>> start Data lines
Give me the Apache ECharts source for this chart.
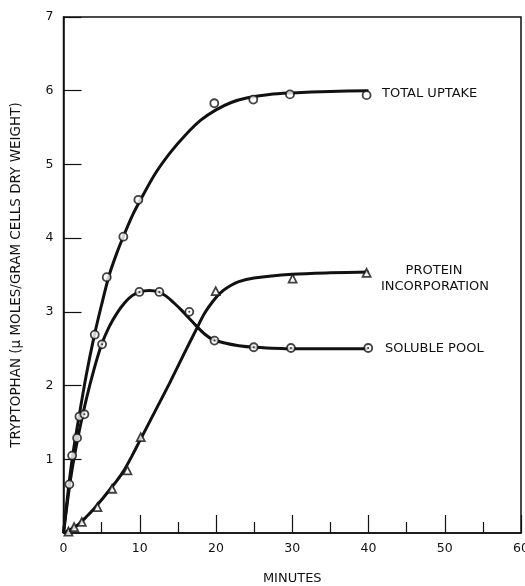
<!DOCTYPE html>
<html>
<head>
<meta charset="utf-8">
<script src="https://cdn.jsdelivr.net/npm/echarts@6/dist/echarts.min.js"></script>
<style>html,body{margin:0;padding:0;background:#fff;}#c{width:525px;height:586px;}</style>
</head>
<body>
<div id="c"></div>
<script>
// x-axis ticks (minutes) and y-axis ticks
var xTicks = [0, 10, 20, 30, 40, 50, 60];
var yTicks = [0, 1, 2, 3, 4, 5, 6, 7];

// Measured points [minutes, value]
var totalUptakePts = [[0.77,0.66],[1.13,1.05],[1.78,1.29],[2.09,1.58],[4.1,2.69],[5.67,3.47],[7.85,4.02],[9.82,4.52],[19.78,5.83],[24.89,5.88],[29.7,5.95],[39.75,5.94]];
var solublePoolPts = [[2.74,1.61],[5.06,2.56],[9.95,3.27],[12.57,3.27],[16.5,3.0],[19.8,2.61],[24.95,2.52],[29.83,2.51],[39.96,2.51]];
var proteinPts = [[0.65,0.02],[1.39,0.08],[2.4,0.15],[4.45,0.35],[6.37,0.6],[8.38,0.85],[10.13,1.3],[19.96,3.28],[30.05,3.45],[39.75,3.53]];

// Fitted (hand-drawn) curves
var totalUptakeCurve = [[0,0],[0.5,0.47],[1,0.9],[1.5,1.25],[2,1.56],[3,2.15],[4,2.66],[5,3.1],[6,3.5],[7,3.8],[8,4.06],[9,4.3],[10,4.5],[12,4.87],[14,5.16],[16,5.4],[18,5.6],[20,5.74],[22,5.84],[24,5.9],[27,5.95],[30,5.97],[35,5.99],[40,6.0]];
var solublePoolCurve = [[0,0],[1,0.78],[2,1.35],[3,1.82],[4,2.22],[5,2.56],[6,2.8],[7,2.98],[8,3.12],[9,3.22],[10,3.27],[11.25,3.29],[12.5,3.27],[13.5,3.21],[14.5,3.12],[15.5,3.02],[16.5,2.91],[17.5,2.8],[18.5,2.7],[19.5,2.63],[21,2.58],[23,2.54],[25,2.52],[30,2.5],[40,2.5]];
var proteinCurve = [[0,0],[1,0.05],[2,0.12],[3,0.22],[4,0.33],[5,0.45],[6,0.58],[7,0.71],[8,0.86],[9,1.05],[10,1.25],[12,1.65],[14,2.05],[16,2.47],[17.5,2.78],[18.5,2.98],[19.5,3.13],[20.5,3.25],[21.5,3.33],[23,3.41],[25,3.46],[30,3.51],[35,3.53],[40,3.54]];

var seriesLabels = ['TOTAL UPTAKE', 'PROTEIN', 'INCORPORATION', 'SOLUBLE POOL'];
var xName = 'MINUTES';
var yName = 'TRYPTOPHAN (\u03BC MOLES/GRAM CELLS DRY WEIGHT)';

var ink = '#111';
var font = 'DejaVu Sans';
var chart = echarts.init(document.getElementById('c'), null, {renderer: 'canvas'});

function curve(data) {
  return {type: 'line', data: data, smooth: 0.3, showSymbol: false, symbol: 'none',
    lineStyle: {color: ink, width: 3}, silent: true, z: 2};
}

chart.setOption({
  animation: false,
  backgroundColor: '#fff',
  grid: {left: 63.5, right: 4, top: 17, bottom: 53, show: true, borderColor: ink, borderWidth: 1.5, outerBoundsMode: 'none'},
  xAxis: {
    type: 'value', min: xTicks[0], max: xTicks[xTicks.length - 1], interval: 10,
    name: xName, nameLocation: 'middle', nameGap: 39,
    nameTextStyle: {fontFamily: font, fontSize: 13, color: ink},
    axisLine: {lineStyle: {color: ink, width: 1.5}},
    axisTick: {inside: true, length: 18, lineStyle: {color: ink, width: 1.2}},
    minorTick: {show: true, splitNumber: 2, length: 11, lineStyle: {color: ink, width: 1.2}},
    axisLabel: {fontFamily: font, fontSize: 12.5, color: ink, margin: 9},
    splitLine: {show: false}
  },
  yAxis: {
    type: 'value', min: yTicks[0], max: yTicks[yTicks.length - 1], interval: 1,
    name: yName, nameLocation: 'middle', nameGap: 40,
    nameTextStyle: {fontFamily: font, fontSize: 13.5, color: ink},
    axisLine: {lineStyle: {color: ink, width: 1.5}},
    axisTick: {inside: true, length: 18, lineStyle: {color: ink, width: 1.2}},
    axisLabel: {fontFamily: font, fontSize: 12.5, color: ink, margin: 10, showMinLabel: false},
    splitLine: {show: false}
  },
  series: [
    curve(totalUptakeCurve),
    curve(solublePoolCurve),
    curve(proteinCurve),
    {type: 'scatter', data: totalUptakePts, symbol: 'circle', symbolSize: 8,
      itemStyle: {color: '#fff', borderColor: ink, borderWidth: 1.8}, z: 3},
    {type: 'scatter', data: solublePoolPts, symbol: 'circle', symbolSize: 8,
      itemStyle: {color: '#fff', borderColor: ink, borderWidth: 1.8}, z: 3},
    {type: 'scatter', data: solublePoolPts, symbol: 'circle', symbolSize: 2,
      itemStyle: {color: ink}, z: 4},
    {type: 'scatter', data: proteinPts, symbol: 'triangle', symbolSize: 8,
      itemStyle: {color: '#fff', borderColor: ink, borderWidth: 1.8}, z: 3}
  ],
  graphic: [
    {type: 'text', x: 382, y: 94, style: {text: seriesLabels[0], fill: ink, font: '13px "DejaVu Sans"', textAlign: 'left', textVerticalAlign: 'middle'}},
    {type: 'text', x: 434, y: 271, style: {text: seriesLabels[1], fill: ink, font: '13px "DejaVu Sans"', textAlign: 'center', textVerticalAlign: 'middle'}},
    {type: 'text', x: 435, y: 287, style: {text: seriesLabels[2], fill: ink, font: '13px "DejaVu Sans"', textAlign: 'center', textVerticalAlign: 'middle'}},
    {type: 'text', x: 385, y: 349, style: {text: seriesLabels[3], fill: ink, font: '13px "DejaVu Sans"', textAlign: 'left', textVerticalAlign: 'middle'}}
  ]
});
</script>
</body>
</html>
>> end Data lines
Output an exact copy of the material, with the pictures removed.

Give me the Apache ECharts source for this chart.
<!DOCTYPE html>
<html>
<head>
<meta charset="utf-8">
<script src="https://cdn.jsdelivr.net/npm/echarts@6/dist/echarts.min.js"></script>
<style>html,body{margin:0;padding:0;background:#fff;}#c{width:525px;height:586px;}</style>
</head>
<body>
<div id="c"></div>
<script>
// x-axis ticks (minutes) and y-axis ticks
var xTicks = [0, 10, 20, 30, 40, 50, 60];
var yTicks = [0, 1, 2, 3, 4, 5, 6, 7];

// Measured points [minutes, value]
var totalUptakePts = [[0.77,0.66],[1.13,1.05],[1.78,1.29],[2.09,1.58],[4.1,2.69],[5.67,3.47],[7.85,4.02],[9.82,4.52],[19.78,5.83],[24.89,5.88],[29.7,5.95],[39.75,5.94]];
var solublePoolPts = [[2.74,1.61],[5.06,2.56],[9.95,3.27],[12.57,3.27],[16.5,3.0],[19.8,2.61],[24.95,2.52],[29.83,2.51],[39.96,2.51]];
var proteinPts = [[0.65,0.02],[1.39,0.08],[2.4,0.15],[4.45,0.35],[6.37,0.6],[8.38,0.85],[10.13,1.3],[19.96,3.28],[30.05,3.45],[39.75,3.53]];

// Fitted (hand-drawn) curves
var totalUptakeCurve = [[0,0],[0.5,0.47],[1,0.9],[1.5,1.25],[2,1.56],[3,2.15],[4,2.66],[5,3.1],[6,3.5],[7,3.8],[8,4.06],[9,4.3],[10,4.5],[12,4.87],[14,5.16],[16,5.4],[18,5.6],[20,5.74],[22,5.84],[24,5.9],[27,5.95],[30,5.97],[35,5.99],[40,6.0]];
var solublePoolCurve = [[0,0],[1,0.78],[2,1.35],[3,1.82],[4,2.22],[5,2.56],[6,2.8],[7,2.98],[8,3.12],[9,3.22],[10,3.27],[11.25,3.29],[12.5,3.27],[13.5,3.21],[14.5,3.12],[15.5,3.02],[16.5,2.91],[17.5,2.8],[18.5,2.7],[19.5,2.63],[21,2.58],[23,2.54],[25,2.52],[30,2.5],[40,2.5]];
var proteinCurve = [[0,0],[1,0.05],[2,0.12],[3,0.22],[4,0.33],[5,0.45],[6,0.58],[7,0.71],[8,0.86],[9,1.05],[10,1.25],[12,1.65],[14,2.05],[16,2.47],[17.5,2.78],[18.5,2.98],[19.5,3.13],[20.5,3.25],[21.5,3.33],[23,3.41],[25,3.46],[30,3.51],[35,3.53],[40,3.54]];

var seriesLabels = ['TOTAL UPTAKE', 'PROTEIN', 'INCORPORATION', 'SOLUBLE POOL'];
var xName = 'MINUTES';
var yName = 'TRYPTOPHAN (\u03BC MOLES/GRAM CELLS DRY WEIGHT)';

var ink = '#111';
var font = 'DejaVu Sans';
var chart = echarts.init(document.getElementById('c'), null, {renderer: 'canvas'});

function curve(data) {
  return {type: 'line', data: data, smooth: 0.3, showSymbol: false, symbol: 'none',
    lineStyle: {color: ink, width: 3}, silent: true, z: 2};
}

chart.setOption({
  animation: false,
  backgroundColor: '#fff',
  grid: {left: 63.5, right: 4, top: 17, bottom: 53, show: true, borderColor: ink, borderWidth: 1.5, outerBoundsMode: 'none'},
  xAxis: {
    type: 'value', min: xTicks[0], max: xTicks[xTicks.length - 1], interval: 10,
    name: xName, nameLocation: 'middle', nameGap: 39,
    nameTextStyle: {fontFamily: font, fontSize: 13, color: ink},
    axisLine: {lineStyle: {color: ink, width: 1.5}},
    axisTick: {inside: true, length: 18, lineStyle: {color: ink, width: 1.2}},
    minorTick: {show: true, splitNumber: 2, length: 11, lineStyle: {color: ink, width: 1.2}},
    axisLabel: {fontFamily: font, fontSize: 12.5, color: ink, margin: 9},
    splitLine: {show: false}
  },
  yAxis: {
    type: 'value', min: yTicks[0], max: yTicks[yTicks.length - 1], interval: 1,
    name: yName, nameLocation: 'middle', nameGap: 40,
    nameTextStyle: {fontFamily: font, fontSize: 13.5, color: ink},
    axisLine: {lineStyle: {color: ink, width: 1.5}},
    axisTick: {inside: true, length: 18, lineStyle: {color: ink, width: 1.2}},
    axisLabel: {fontFamily: font, fontSize: 12.5, color: ink, margin: 10, showMinLabel: false},
    splitLine: {show: false}
  },
  series: [
    curve(totalUptakeCurve),
    curve(solublePoolCurve),
    curve(proteinCurve),
    {type: 'scatter', data: totalUptakePts, symbol: 'circle', symbolSize: 8,
      itemStyle: {color: '#fff', borderColor: ink, borderWidth: 1.8}, z: 3},
    {type: 'scatter', data: solublePoolPts, symbol: 'circle', symbolSize: 8,
      itemStyle: {color: '#fff', borderColor: ink, borderWidth: 1.8}, z: 3},
    {type: 'scatter', data: solublePoolPts, symbol: 'circle', symbolSize: 2,
      itemStyle: {color: ink}, z: 4},
    {type: 'scatter', data: proteinPts, symbol: 'triangle', symbolSize: 8,
      itemStyle: {color: '#fff', borderColor: ink, borderWidth: 1.8}, z: 3}
  ],
  graphic: [
    {type: 'text', x: 382, y: 94, style: {text: seriesLabels[0], fill: ink, font: '13px "DejaVu Sans"', textAlign: 'left', textVerticalAlign: 'middle'}},
    {type: 'text', x: 434, y: 271, style: {text: seriesLabels[1], fill: ink, font: '13px "DejaVu Sans"', textAlign: 'center', textVerticalAlign: 'middle'}},
    {type: 'text', x: 435, y: 287, style: {text: seriesLabels[2], fill: ink, font: '13px "DejaVu Sans"', textAlign: 'center', textVerticalAlign: 'middle'}},
    {type: 'text', x: 385, y: 349, style: {text: seriesLabels[3], fill: ink, font: '13px "DejaVu Sans"', textAlign: 'left', textVerticalAlign: 'middle'}}
  ]
});
</script>
</body>
</html>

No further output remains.